▶ [Given task]
Copy each line holding the string "LaTeX".

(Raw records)
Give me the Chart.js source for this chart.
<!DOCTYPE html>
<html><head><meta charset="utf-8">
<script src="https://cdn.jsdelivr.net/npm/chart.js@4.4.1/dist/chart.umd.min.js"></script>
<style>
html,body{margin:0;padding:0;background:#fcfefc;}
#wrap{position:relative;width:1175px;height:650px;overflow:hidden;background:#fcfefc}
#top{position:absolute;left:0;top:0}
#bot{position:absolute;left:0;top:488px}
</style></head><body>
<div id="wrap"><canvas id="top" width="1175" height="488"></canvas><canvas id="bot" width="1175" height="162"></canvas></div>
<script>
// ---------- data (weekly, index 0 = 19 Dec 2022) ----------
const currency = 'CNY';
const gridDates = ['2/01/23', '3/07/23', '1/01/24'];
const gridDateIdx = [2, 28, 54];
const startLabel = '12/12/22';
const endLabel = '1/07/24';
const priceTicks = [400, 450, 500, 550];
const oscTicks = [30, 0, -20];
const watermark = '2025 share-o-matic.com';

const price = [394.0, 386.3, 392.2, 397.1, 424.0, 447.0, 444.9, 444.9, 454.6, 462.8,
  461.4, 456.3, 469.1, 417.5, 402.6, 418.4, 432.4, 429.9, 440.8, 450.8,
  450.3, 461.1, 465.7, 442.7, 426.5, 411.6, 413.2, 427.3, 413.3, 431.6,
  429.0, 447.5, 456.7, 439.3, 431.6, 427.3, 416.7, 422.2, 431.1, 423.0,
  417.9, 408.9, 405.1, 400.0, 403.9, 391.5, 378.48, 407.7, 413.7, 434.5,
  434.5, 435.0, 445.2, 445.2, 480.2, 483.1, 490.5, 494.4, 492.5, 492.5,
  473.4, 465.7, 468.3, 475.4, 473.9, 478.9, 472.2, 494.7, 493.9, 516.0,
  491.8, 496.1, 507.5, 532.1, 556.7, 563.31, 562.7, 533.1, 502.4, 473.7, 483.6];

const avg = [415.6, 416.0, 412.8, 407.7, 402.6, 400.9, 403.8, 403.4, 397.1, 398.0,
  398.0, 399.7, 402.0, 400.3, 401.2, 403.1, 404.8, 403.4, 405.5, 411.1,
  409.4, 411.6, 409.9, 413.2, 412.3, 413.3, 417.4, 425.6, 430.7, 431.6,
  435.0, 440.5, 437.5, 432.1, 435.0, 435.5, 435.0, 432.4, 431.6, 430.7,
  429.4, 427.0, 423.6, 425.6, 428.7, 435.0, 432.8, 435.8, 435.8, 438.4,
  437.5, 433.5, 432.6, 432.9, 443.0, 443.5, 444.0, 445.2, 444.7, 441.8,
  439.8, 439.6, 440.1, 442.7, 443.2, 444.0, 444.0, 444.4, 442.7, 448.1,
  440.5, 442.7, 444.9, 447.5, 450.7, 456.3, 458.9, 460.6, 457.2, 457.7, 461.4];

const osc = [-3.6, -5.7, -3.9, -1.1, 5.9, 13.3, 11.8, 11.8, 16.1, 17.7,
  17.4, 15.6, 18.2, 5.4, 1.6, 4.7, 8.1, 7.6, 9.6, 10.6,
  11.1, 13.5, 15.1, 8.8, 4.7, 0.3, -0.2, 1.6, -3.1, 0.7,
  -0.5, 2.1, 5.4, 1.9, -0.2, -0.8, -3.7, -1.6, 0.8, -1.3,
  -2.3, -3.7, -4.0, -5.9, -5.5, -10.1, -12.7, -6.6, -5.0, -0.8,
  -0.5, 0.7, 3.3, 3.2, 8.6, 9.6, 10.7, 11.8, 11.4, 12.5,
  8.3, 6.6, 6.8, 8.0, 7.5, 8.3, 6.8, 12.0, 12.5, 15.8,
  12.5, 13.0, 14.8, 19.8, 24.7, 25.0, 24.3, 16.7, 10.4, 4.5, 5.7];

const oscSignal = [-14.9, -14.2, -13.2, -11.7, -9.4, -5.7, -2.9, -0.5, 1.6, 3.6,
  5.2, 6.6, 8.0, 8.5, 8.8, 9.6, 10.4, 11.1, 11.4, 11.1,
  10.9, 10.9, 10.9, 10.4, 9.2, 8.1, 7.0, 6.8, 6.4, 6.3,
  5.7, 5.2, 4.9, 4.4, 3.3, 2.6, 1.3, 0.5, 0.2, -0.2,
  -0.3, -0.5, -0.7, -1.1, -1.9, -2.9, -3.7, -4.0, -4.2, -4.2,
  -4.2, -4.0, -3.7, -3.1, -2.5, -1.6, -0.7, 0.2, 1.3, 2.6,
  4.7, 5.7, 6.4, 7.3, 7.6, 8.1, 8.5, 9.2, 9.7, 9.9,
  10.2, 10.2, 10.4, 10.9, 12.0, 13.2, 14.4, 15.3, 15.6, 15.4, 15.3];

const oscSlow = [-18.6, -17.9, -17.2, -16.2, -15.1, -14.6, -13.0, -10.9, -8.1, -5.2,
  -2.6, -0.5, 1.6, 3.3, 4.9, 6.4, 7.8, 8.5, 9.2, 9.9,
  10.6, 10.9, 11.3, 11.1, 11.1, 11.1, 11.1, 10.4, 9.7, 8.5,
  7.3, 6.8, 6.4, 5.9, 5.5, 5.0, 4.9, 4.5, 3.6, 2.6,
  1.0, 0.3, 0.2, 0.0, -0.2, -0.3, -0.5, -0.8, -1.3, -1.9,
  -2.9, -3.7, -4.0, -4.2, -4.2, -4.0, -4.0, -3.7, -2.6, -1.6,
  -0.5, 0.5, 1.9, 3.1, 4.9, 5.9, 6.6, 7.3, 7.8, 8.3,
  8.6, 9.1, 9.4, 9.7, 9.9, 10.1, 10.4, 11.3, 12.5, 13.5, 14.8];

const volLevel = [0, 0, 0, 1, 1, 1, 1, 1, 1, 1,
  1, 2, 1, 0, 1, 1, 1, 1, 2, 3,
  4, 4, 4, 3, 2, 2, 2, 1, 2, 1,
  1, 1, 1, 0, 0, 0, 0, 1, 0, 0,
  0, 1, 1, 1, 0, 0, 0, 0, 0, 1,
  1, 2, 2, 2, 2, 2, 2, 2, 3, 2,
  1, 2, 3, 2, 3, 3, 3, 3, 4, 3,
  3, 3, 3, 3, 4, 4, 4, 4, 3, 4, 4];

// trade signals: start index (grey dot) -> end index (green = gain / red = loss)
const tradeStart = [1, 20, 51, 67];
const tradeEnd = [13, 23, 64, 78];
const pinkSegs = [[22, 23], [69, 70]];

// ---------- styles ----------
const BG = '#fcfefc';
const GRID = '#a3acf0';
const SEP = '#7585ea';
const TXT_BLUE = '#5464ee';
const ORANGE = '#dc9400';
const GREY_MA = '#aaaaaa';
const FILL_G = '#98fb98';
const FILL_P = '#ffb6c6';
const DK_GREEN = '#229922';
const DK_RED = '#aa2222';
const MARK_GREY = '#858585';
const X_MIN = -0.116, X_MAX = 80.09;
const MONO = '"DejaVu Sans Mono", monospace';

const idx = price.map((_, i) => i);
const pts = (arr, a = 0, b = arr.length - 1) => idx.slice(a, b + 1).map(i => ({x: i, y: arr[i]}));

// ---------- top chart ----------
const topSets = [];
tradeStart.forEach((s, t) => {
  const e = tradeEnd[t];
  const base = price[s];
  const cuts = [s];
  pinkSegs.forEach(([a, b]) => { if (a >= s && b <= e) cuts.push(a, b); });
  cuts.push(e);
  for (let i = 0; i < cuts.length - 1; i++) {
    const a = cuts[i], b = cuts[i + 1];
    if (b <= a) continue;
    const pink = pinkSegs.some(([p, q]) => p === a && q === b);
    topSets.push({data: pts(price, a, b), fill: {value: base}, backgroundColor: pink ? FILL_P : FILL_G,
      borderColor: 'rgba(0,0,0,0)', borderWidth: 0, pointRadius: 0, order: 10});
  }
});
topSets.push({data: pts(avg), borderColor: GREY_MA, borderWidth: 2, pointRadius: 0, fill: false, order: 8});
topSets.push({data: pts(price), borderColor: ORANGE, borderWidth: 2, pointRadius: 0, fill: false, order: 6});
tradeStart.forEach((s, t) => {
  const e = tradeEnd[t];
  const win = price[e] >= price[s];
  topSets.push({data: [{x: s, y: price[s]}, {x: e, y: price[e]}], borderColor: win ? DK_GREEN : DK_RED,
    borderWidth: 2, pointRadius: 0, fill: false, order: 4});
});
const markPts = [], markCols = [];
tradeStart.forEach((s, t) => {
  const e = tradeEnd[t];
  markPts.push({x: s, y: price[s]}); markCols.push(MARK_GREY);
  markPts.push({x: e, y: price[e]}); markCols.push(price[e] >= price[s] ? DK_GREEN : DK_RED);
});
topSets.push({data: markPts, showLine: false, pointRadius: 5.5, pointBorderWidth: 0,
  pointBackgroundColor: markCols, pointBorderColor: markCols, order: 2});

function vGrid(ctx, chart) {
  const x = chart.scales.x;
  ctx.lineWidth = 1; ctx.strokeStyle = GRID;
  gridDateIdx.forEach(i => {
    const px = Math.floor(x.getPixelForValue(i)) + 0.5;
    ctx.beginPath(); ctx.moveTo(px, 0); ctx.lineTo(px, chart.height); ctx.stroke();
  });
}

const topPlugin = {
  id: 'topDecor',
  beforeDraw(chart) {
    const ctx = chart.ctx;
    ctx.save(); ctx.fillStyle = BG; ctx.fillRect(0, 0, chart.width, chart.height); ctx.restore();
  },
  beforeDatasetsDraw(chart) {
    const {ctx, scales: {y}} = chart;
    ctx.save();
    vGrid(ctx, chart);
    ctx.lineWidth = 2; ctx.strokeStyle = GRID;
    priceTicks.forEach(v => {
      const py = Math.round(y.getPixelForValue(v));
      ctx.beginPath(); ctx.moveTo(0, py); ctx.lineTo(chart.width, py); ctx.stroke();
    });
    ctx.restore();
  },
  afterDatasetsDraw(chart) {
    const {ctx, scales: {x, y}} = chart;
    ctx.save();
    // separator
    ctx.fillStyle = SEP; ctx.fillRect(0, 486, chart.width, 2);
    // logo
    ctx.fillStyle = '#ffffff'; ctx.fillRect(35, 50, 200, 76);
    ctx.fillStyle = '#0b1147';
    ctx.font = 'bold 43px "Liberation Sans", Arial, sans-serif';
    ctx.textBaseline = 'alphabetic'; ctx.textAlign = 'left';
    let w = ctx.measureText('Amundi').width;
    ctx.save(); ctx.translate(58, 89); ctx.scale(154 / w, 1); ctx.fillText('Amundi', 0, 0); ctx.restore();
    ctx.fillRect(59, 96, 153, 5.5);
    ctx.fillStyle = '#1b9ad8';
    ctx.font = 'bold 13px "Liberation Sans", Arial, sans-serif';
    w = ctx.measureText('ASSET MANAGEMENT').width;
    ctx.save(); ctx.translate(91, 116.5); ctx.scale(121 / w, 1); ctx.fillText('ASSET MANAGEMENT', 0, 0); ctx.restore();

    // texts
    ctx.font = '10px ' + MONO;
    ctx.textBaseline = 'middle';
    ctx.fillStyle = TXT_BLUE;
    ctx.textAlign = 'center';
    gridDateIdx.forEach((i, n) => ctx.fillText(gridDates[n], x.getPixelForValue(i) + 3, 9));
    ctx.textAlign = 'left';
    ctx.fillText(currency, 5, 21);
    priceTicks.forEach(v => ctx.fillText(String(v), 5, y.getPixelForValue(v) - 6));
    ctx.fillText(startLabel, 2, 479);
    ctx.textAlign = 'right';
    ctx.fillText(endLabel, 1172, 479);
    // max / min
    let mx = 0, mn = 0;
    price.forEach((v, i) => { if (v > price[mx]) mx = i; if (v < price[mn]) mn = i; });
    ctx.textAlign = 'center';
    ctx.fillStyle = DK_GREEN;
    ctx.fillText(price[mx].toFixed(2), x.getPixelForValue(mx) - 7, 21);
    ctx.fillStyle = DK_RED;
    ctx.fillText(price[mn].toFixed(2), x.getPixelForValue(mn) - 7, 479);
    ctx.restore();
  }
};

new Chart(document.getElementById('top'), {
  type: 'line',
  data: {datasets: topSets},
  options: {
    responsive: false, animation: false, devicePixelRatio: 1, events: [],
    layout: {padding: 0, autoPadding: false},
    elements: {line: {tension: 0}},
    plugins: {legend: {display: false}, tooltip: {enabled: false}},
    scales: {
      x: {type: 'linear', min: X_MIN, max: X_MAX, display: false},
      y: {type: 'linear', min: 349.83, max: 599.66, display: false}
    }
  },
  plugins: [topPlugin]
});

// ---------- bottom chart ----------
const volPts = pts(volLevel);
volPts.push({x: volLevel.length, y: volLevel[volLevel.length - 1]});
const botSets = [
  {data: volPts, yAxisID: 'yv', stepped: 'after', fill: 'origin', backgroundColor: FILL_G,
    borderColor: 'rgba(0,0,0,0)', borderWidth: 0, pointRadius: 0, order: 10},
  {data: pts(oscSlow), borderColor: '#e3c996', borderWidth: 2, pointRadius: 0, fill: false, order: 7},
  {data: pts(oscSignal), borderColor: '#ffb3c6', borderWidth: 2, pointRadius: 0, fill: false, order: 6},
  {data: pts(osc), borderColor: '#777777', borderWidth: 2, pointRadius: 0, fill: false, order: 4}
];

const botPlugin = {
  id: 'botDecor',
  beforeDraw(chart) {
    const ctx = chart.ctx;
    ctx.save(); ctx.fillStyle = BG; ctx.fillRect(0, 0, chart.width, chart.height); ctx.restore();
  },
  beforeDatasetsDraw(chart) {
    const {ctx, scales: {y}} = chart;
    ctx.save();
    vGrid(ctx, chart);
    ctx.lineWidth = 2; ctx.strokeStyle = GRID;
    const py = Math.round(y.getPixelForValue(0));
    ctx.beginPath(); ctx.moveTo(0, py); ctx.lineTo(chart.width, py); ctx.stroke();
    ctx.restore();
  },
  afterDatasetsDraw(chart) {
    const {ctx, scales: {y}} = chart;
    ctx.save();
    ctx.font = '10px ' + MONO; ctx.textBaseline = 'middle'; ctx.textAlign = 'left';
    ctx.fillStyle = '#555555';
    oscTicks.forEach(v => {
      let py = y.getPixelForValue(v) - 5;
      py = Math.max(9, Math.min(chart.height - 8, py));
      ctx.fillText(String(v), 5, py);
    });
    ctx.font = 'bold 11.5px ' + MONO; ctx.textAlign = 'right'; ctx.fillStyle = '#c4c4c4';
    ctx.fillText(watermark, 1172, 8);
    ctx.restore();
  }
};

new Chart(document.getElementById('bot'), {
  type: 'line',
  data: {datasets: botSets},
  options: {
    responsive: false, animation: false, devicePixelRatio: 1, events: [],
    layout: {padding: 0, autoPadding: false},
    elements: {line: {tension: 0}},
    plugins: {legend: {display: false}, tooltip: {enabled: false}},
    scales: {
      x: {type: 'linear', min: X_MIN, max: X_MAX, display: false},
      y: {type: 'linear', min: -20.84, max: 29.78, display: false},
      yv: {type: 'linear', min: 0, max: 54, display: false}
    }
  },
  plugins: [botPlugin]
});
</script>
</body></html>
...
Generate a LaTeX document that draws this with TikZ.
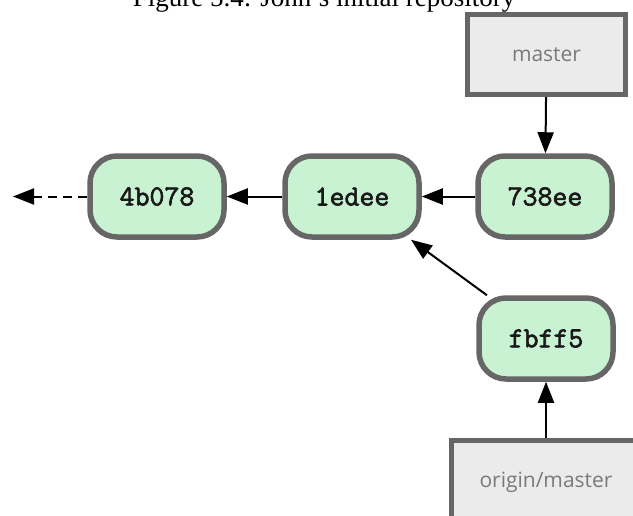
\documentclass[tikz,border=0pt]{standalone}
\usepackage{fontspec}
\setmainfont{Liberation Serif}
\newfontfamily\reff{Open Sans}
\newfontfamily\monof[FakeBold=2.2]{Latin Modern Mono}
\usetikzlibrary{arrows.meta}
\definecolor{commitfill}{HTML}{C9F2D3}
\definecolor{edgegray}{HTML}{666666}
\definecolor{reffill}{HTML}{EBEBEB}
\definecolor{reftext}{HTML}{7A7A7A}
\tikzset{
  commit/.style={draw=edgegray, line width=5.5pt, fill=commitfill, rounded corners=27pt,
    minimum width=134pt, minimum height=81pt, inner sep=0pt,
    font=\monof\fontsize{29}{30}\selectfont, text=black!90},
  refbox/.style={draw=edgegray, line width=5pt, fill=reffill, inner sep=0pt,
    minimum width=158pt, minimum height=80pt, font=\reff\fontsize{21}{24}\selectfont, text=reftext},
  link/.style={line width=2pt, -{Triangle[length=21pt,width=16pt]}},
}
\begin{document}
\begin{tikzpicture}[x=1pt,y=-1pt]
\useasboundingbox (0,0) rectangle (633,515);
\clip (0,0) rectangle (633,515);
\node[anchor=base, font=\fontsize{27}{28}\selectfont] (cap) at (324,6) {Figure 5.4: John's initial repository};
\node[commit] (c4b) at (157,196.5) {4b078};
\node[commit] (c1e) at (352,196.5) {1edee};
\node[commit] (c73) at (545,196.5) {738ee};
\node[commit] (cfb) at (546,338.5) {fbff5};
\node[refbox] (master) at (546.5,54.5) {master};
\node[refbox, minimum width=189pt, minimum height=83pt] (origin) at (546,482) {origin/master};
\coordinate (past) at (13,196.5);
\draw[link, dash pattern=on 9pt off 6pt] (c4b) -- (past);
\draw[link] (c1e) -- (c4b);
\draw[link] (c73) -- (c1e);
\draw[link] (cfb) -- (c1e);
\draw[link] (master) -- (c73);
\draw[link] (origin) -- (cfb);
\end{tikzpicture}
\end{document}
==
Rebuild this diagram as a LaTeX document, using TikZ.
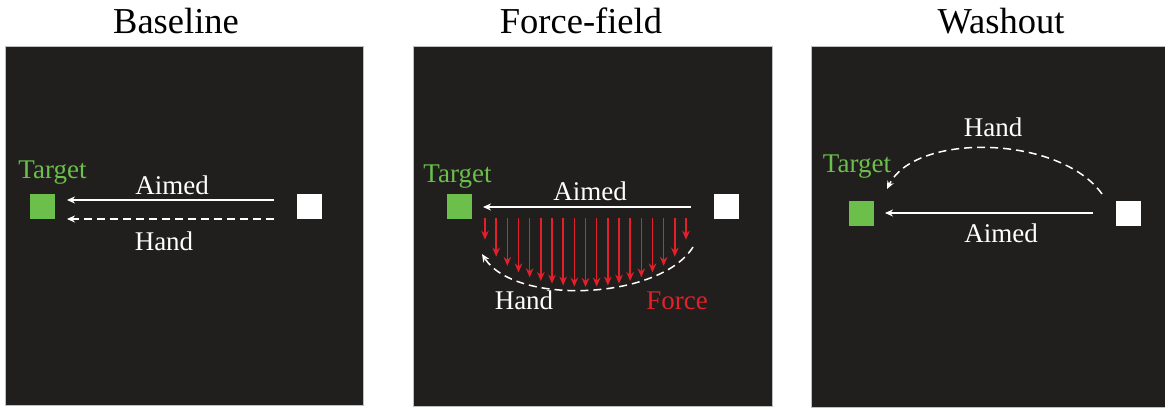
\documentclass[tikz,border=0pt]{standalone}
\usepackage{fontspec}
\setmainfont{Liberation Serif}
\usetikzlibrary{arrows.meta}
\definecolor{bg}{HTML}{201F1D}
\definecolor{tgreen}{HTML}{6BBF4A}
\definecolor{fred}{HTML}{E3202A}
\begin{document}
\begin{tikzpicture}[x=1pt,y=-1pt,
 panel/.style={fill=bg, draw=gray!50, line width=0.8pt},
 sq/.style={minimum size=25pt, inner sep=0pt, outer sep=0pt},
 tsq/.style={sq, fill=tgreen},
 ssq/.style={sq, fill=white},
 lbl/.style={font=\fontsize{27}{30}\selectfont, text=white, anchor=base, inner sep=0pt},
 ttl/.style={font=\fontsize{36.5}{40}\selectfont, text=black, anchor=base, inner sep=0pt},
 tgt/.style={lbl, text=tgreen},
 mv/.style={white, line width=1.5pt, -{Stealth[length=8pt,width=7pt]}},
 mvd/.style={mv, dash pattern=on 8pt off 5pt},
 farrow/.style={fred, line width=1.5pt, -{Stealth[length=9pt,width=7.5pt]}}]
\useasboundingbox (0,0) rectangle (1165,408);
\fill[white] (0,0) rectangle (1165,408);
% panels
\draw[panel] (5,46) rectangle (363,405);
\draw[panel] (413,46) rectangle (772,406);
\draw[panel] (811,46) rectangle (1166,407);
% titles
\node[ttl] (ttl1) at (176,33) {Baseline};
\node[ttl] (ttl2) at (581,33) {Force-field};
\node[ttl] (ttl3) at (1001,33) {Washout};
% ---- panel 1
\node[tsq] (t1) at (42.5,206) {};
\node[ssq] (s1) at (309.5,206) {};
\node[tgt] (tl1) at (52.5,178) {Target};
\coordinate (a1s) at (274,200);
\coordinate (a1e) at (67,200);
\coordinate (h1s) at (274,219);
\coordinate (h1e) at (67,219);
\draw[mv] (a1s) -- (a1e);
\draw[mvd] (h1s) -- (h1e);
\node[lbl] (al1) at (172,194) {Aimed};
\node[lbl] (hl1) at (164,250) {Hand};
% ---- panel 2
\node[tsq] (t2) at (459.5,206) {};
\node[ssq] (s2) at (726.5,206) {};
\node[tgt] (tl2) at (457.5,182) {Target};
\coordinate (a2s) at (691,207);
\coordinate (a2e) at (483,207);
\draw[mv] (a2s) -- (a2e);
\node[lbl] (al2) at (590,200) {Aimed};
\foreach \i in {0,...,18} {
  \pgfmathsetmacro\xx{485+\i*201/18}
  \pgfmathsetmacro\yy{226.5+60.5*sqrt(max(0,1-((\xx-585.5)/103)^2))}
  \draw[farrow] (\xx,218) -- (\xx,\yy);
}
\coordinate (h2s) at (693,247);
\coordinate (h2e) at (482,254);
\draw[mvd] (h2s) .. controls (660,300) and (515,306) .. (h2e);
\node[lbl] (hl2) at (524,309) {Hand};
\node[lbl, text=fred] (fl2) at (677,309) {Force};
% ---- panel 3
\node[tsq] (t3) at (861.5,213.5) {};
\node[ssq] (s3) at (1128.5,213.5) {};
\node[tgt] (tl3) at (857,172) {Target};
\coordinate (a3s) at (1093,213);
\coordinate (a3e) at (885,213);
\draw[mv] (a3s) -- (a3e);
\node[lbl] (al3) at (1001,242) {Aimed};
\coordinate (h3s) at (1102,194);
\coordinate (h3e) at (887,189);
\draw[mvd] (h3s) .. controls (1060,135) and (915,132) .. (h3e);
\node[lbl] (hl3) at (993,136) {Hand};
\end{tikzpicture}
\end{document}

▶ [Written solution]
Generate a LaTeX document that draws this with TikZ.
Rebuild this diagram as a LaTeX document, using TikZ.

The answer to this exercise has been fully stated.